Harris County Moms for Liberty attacks Texas ethnic studies courses
Moms for Liberty in Harris County is pressing Texas officials to review ethnic studies courses they call indoctrination, even as state-approved versions grew out of Houston ISD work.

Harris County Moms for Liberty is urging Texas legislators and State Board of Education members to review ethnic studies courses after calling some classroom material “Marxist-Leninist indoctrination” and arguing that tax dollars are funding it. The fight has landed in Houston first, where a state-approved Mexican American Studies course was built from a Houston Independent School District model.
Texas already has two standalone ethnic studies options in high school. On April 13, 2018, the State Board of Education voted to begin approving Texas Essential Knowledge and Skills for Mexican American Studies using a Houston ISD course as the basis. On April 17, 2020, the board unanimously approved African American Studies standards. Texas became the first state to offer standalone Mexican American Studies and African American Studies high school courses.

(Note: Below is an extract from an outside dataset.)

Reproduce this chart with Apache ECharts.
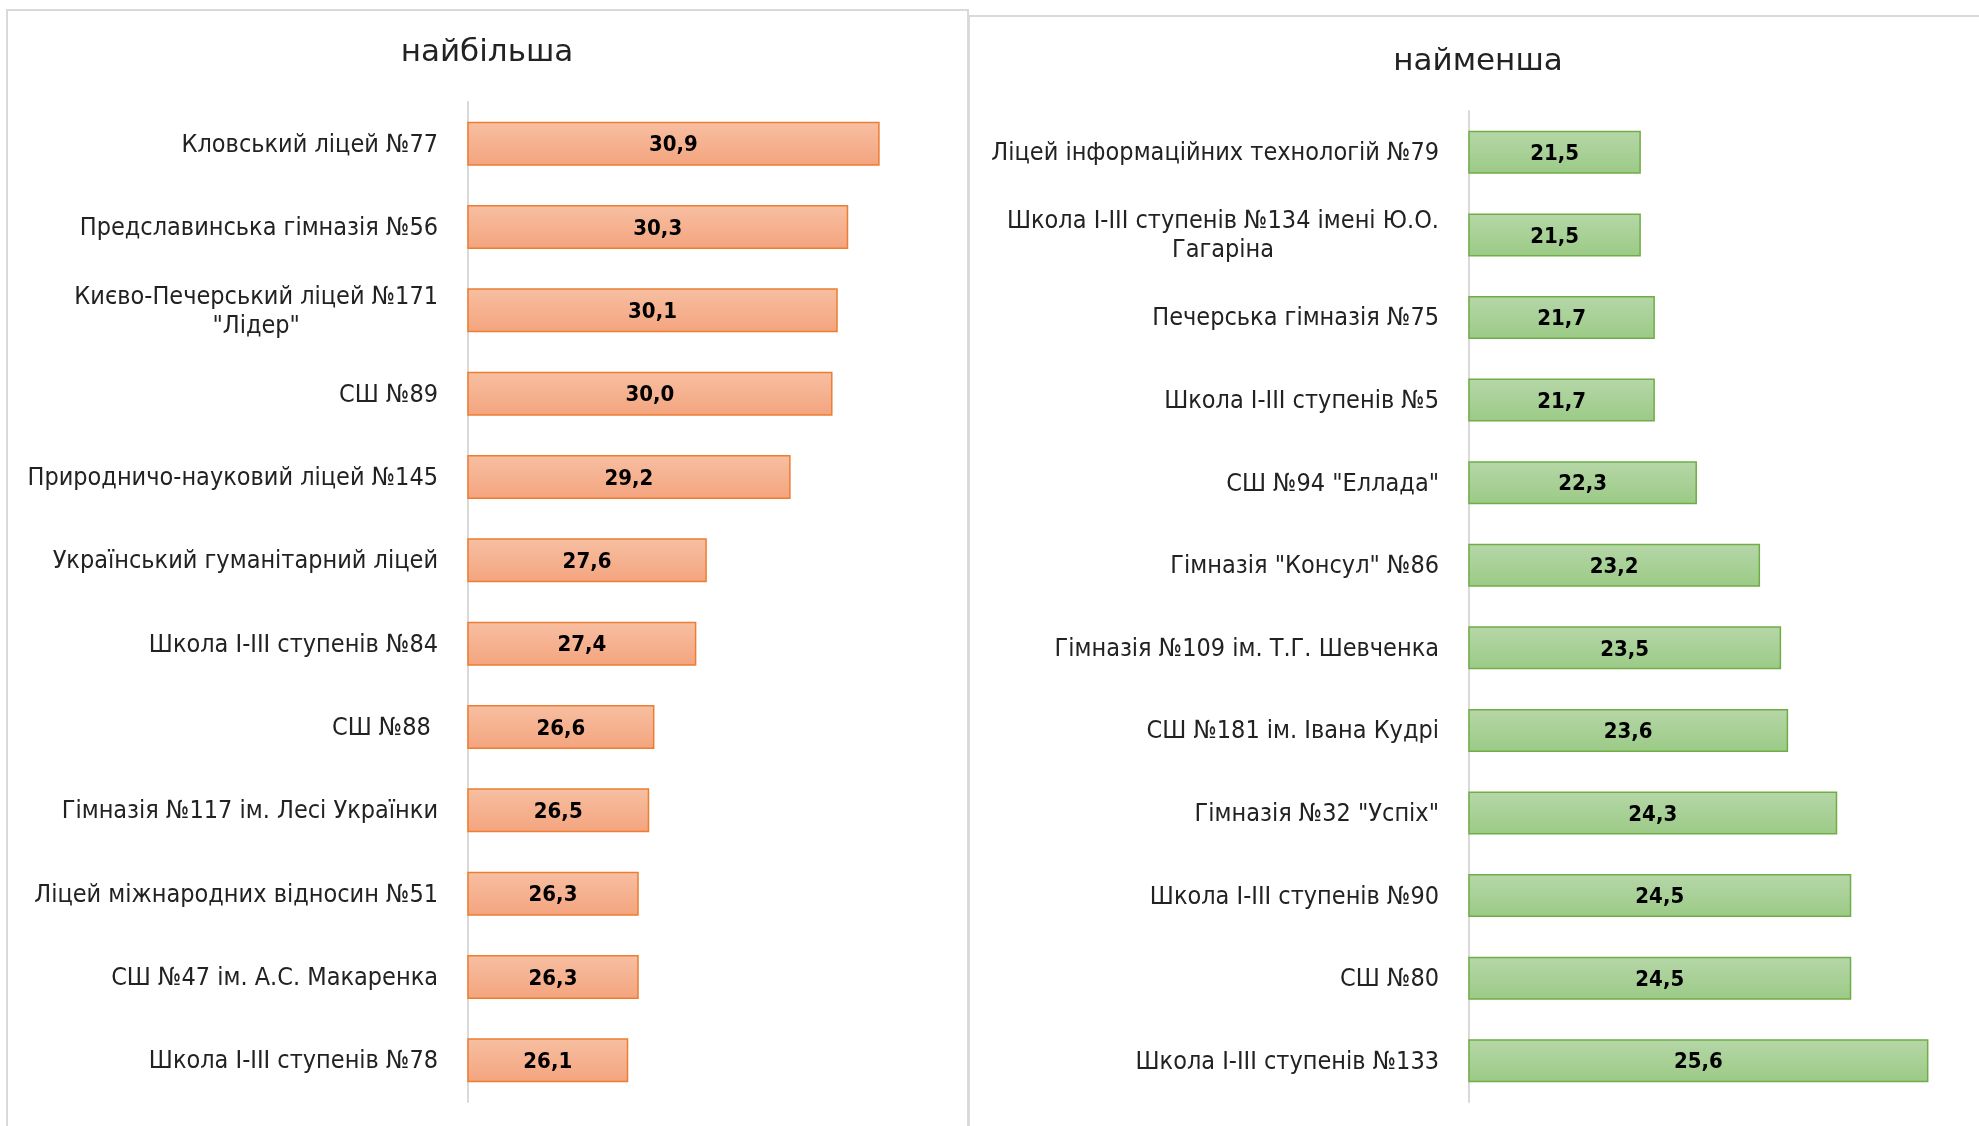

The Texas Education Agency says TEKS are the state standards for what students should know and be able to do, and the State Board of Education has legislative authority to adopt them. TEA says the current social studies TEKS were revised to align with legislative requirements passed in the 87th Legislature and were implemented in the 2024-2025 school year. Those standards govern what districts teach, which makes the debate about ethnic studies less about slogans and more about who decides the content in public classrooms.

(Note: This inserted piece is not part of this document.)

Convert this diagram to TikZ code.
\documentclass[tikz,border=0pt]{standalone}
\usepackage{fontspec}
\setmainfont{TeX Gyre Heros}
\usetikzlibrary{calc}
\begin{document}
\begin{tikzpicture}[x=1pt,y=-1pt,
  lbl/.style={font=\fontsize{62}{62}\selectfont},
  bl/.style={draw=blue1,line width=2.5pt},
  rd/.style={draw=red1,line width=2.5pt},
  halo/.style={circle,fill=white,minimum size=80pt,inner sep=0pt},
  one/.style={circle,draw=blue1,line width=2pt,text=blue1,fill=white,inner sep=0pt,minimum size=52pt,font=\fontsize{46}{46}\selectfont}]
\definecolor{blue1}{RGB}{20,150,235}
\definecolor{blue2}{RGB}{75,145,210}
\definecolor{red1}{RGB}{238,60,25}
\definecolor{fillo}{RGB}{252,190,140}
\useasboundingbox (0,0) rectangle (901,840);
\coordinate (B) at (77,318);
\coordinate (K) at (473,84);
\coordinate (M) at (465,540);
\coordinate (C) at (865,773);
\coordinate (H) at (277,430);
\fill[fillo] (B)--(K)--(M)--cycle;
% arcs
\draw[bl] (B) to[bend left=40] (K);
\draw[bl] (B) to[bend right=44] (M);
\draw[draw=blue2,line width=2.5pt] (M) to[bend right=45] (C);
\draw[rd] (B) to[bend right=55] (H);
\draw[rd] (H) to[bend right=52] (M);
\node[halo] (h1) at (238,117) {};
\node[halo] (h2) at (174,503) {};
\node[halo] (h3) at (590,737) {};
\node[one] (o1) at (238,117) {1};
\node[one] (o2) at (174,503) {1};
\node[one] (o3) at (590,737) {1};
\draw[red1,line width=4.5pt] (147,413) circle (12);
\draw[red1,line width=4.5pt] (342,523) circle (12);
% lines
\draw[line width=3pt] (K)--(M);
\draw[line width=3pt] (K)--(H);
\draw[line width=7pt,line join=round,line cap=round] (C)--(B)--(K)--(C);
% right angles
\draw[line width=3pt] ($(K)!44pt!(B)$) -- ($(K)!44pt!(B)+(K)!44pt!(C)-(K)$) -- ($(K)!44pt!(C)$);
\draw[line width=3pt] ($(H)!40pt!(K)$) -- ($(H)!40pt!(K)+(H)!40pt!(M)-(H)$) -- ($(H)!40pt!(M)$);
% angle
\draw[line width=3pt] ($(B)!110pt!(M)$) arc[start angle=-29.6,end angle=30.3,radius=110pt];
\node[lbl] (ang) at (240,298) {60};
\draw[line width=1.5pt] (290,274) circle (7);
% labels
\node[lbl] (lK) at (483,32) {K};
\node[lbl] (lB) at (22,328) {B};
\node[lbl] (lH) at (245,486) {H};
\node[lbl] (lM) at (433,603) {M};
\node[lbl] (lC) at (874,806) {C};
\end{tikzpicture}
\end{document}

The issue also intersects with the Legislature. In 2025, House Bill 178 sought to expand the social studies foundation curriculum to include ethnic studies more broadly. Committee analysis said it would make ethnic studies part of the social studies component for districts offering K-12, and one analysis said the change would apply to students entering ninth grade in the 2026-2027 school year or later. That would have pushed the question beyond elective courses and into the core curriculum.

The debate is unfolding as the State Board of Education rewrites parts of the state’s broader curriculum. The board held special meetings on social studies standards on February 25, 2026, and later, on June 26, approved new K-8 social studies TEKS and a required literature reading list while postponing final action on some major high school courses. Texas Values and other conservative groups praised the June changes as restoring emphasis on American history, while critics said the revisions could reduce attention to race, slavery and cultural diversity.
In Harris County, where Houston helped shape the first Mexican American Studies standards and school systems serve one of the state’s largest and most diverse student populations, the argument is no longer abstract. The next round of decisions will determine whether ethnic studies remain specialized courses or become part of the foundation every Texas student must take.